▶ TASK TO COMPLETE
Every line containing the word "this" needs to be found and copied.

▶ Source code of charts
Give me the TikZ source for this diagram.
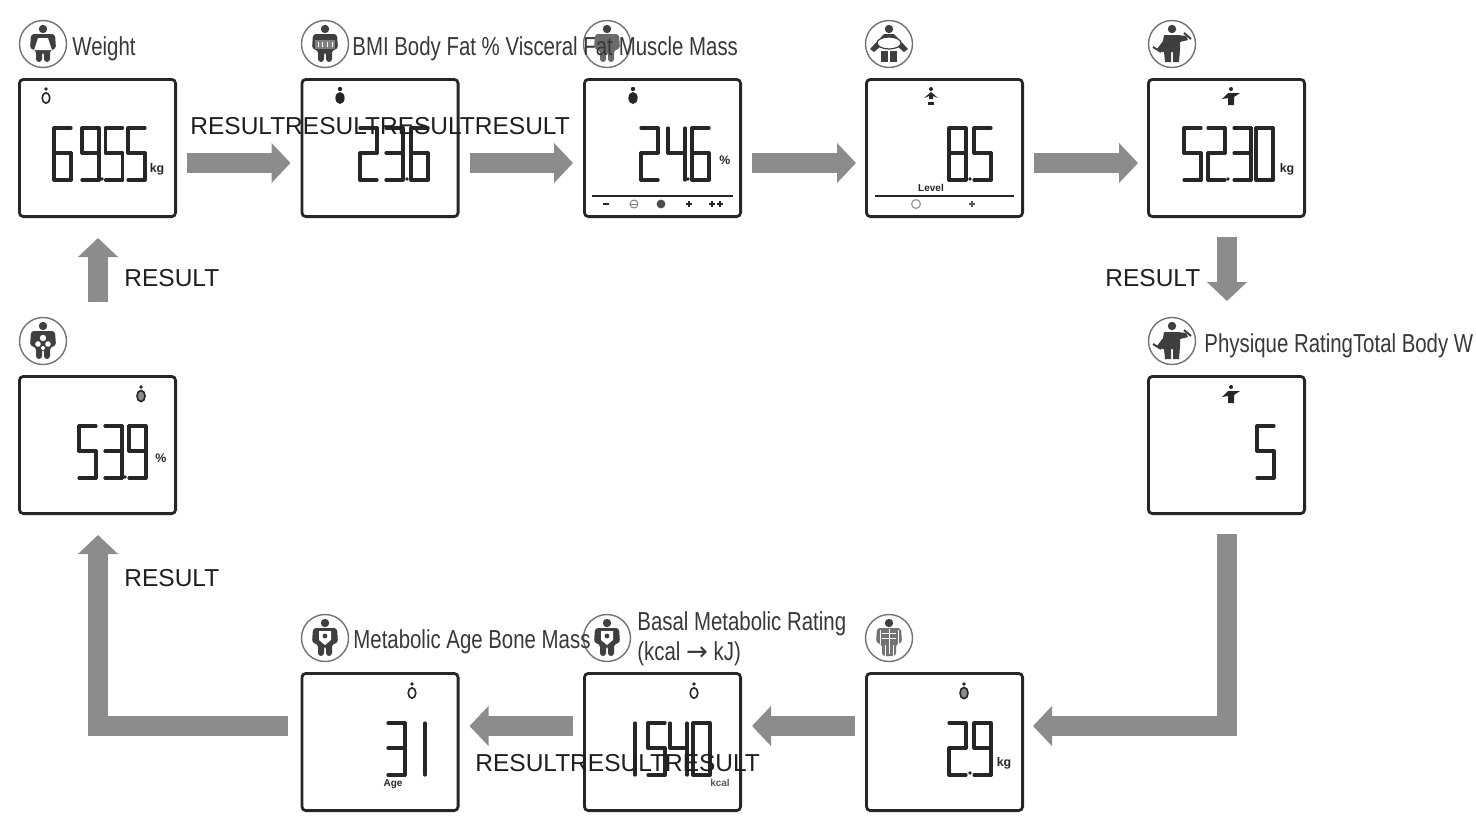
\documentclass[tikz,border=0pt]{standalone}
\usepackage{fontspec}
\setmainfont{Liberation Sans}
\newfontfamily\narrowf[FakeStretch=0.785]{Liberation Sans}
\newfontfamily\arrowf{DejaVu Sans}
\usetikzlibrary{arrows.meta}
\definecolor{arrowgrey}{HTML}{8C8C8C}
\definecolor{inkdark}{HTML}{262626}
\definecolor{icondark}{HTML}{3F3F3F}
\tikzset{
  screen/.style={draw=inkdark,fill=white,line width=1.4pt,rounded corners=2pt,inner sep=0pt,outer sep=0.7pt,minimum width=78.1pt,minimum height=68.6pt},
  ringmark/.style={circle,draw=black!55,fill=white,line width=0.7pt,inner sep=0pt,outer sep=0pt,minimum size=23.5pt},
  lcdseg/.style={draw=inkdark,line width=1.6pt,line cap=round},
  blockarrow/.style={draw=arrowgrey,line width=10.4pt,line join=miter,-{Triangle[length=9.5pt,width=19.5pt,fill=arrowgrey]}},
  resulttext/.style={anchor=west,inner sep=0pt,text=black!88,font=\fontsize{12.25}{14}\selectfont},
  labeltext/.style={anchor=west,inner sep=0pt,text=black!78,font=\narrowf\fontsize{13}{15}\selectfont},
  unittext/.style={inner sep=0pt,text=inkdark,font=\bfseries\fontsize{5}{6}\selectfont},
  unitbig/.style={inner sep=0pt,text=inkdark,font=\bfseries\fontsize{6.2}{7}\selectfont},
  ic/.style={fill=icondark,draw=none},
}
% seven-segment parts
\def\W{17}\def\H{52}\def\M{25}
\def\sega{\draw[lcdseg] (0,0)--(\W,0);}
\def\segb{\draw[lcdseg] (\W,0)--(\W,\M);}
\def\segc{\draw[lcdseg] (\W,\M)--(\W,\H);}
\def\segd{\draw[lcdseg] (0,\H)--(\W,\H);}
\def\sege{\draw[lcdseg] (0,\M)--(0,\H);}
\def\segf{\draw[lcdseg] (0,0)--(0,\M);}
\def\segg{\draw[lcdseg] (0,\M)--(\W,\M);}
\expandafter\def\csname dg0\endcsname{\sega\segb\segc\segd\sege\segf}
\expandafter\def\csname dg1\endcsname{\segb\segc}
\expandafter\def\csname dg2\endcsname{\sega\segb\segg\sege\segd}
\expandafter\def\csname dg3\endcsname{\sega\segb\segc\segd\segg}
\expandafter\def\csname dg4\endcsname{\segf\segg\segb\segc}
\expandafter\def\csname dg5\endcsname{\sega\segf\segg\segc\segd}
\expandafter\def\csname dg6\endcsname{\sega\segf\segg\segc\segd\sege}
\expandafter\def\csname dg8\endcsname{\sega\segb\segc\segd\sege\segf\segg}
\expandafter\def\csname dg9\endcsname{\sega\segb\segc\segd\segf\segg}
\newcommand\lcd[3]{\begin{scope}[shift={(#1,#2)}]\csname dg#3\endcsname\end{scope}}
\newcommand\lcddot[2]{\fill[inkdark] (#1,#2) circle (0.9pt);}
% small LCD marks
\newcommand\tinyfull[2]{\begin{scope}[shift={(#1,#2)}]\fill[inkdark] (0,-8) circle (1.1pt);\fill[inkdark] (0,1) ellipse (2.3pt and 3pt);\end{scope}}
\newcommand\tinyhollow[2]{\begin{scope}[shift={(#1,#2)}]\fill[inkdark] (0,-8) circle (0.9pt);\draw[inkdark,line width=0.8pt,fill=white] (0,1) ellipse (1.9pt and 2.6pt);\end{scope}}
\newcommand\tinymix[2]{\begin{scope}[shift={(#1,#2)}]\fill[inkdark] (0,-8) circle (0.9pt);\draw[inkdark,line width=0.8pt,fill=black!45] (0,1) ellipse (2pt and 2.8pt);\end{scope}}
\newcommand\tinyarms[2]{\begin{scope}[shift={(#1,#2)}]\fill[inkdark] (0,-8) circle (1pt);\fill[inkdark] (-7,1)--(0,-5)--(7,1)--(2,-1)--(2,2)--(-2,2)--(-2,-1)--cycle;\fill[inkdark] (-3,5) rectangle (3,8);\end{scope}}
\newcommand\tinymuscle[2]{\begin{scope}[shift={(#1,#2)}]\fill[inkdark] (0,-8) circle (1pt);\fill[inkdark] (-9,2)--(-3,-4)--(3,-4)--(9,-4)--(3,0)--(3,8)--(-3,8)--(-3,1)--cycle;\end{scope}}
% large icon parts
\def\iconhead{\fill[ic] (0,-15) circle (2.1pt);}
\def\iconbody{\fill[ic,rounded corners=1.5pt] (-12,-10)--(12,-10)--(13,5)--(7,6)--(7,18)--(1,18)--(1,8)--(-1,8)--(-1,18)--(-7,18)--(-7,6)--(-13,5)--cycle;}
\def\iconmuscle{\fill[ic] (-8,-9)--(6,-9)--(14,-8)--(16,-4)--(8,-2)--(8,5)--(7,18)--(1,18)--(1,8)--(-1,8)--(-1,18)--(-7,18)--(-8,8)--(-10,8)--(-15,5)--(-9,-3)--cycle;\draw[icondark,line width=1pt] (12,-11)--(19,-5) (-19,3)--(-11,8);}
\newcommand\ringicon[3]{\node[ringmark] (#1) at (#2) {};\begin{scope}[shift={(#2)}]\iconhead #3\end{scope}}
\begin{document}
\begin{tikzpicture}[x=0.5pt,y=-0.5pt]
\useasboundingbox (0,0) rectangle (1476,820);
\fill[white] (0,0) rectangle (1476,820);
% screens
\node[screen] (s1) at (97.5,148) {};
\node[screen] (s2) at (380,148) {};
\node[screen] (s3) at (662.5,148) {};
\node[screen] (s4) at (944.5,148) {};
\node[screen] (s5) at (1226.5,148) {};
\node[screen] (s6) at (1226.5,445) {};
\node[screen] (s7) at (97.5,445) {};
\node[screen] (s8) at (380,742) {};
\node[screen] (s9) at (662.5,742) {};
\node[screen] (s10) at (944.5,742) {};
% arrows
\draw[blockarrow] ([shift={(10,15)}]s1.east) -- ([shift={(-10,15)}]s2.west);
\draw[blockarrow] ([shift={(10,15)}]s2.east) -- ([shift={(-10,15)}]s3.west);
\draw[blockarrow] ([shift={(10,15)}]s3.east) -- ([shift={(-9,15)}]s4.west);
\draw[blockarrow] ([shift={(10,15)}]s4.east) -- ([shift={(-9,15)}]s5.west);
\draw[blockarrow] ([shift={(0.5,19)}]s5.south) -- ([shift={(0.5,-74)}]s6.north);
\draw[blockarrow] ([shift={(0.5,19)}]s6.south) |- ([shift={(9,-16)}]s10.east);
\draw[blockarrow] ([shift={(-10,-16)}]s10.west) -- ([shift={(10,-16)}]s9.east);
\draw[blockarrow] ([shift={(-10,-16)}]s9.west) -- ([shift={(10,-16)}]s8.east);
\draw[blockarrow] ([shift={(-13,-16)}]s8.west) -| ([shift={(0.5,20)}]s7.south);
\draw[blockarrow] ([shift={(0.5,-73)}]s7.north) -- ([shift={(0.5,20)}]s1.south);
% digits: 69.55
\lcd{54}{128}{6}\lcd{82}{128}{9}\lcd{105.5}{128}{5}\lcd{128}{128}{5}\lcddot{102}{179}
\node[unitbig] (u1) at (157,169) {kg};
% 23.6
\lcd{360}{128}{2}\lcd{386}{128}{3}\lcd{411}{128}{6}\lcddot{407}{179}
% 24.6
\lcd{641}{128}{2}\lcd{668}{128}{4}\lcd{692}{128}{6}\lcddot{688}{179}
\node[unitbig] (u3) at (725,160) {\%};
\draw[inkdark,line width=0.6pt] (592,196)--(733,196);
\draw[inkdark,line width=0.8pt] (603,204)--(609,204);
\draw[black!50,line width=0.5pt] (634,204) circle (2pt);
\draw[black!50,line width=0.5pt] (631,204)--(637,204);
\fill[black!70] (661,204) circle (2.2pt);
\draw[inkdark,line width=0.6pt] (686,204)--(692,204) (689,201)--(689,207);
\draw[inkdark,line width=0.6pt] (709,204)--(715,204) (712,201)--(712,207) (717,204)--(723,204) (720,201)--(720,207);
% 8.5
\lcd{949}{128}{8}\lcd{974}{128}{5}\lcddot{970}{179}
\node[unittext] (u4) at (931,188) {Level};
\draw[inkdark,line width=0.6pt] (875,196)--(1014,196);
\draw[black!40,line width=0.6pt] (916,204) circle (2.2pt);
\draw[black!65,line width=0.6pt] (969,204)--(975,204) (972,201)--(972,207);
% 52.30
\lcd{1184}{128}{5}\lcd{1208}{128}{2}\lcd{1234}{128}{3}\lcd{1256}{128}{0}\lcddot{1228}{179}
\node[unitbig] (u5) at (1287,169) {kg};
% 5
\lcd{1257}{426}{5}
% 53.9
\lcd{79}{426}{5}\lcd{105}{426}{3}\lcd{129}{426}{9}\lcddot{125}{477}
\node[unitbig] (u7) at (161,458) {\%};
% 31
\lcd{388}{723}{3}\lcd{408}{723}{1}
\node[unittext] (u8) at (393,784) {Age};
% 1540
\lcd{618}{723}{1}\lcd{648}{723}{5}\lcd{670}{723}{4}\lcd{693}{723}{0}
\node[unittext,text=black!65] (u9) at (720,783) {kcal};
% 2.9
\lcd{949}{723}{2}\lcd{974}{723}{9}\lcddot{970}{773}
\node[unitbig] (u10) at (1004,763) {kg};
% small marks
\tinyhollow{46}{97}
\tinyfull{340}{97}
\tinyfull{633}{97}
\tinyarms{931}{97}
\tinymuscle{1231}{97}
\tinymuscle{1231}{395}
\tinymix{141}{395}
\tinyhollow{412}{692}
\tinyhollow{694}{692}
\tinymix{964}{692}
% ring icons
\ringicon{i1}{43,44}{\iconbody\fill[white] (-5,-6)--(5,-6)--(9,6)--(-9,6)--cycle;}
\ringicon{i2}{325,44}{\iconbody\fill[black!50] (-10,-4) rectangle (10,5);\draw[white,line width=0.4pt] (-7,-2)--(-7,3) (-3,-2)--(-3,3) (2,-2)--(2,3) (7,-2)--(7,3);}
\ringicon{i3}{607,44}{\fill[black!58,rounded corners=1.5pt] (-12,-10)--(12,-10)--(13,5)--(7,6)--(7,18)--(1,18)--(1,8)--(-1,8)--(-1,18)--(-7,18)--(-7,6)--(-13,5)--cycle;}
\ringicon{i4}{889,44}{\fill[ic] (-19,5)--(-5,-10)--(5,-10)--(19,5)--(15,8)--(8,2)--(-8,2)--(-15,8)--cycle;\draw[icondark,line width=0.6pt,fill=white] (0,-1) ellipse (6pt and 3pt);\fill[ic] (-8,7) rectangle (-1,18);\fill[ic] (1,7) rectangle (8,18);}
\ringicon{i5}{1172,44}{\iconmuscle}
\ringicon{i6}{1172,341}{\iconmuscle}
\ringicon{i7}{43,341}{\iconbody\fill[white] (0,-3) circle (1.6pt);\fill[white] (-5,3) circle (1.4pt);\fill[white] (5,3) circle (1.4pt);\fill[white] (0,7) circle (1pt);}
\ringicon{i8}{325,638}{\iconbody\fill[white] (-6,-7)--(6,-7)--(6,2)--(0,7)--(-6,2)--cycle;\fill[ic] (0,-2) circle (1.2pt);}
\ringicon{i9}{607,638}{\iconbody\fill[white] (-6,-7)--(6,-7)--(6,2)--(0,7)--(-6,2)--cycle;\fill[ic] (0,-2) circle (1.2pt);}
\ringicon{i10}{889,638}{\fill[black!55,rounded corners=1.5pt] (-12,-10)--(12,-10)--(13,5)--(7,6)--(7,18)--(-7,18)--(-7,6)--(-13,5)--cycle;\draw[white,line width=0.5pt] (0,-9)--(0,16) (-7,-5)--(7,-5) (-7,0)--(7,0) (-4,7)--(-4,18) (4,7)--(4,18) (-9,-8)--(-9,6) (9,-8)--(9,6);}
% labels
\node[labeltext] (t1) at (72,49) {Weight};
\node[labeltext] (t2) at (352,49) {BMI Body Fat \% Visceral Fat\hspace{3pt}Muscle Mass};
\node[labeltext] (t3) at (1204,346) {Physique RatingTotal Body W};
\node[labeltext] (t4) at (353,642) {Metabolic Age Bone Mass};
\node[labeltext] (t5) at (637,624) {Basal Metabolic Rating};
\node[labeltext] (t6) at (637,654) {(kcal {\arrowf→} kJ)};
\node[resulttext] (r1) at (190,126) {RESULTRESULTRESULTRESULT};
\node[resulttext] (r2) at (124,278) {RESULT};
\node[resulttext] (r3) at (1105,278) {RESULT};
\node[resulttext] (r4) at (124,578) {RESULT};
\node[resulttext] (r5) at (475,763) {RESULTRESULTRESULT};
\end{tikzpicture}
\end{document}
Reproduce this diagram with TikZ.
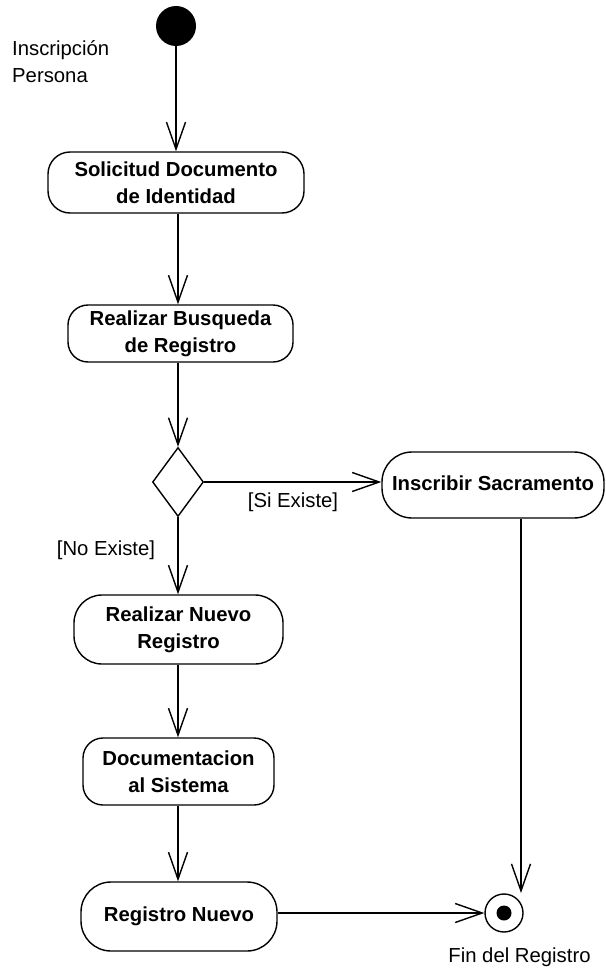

▶ ANSWER TO THE TASK
Give me the TikZ source for this diagram.
Reproduce this diagram with TikZ.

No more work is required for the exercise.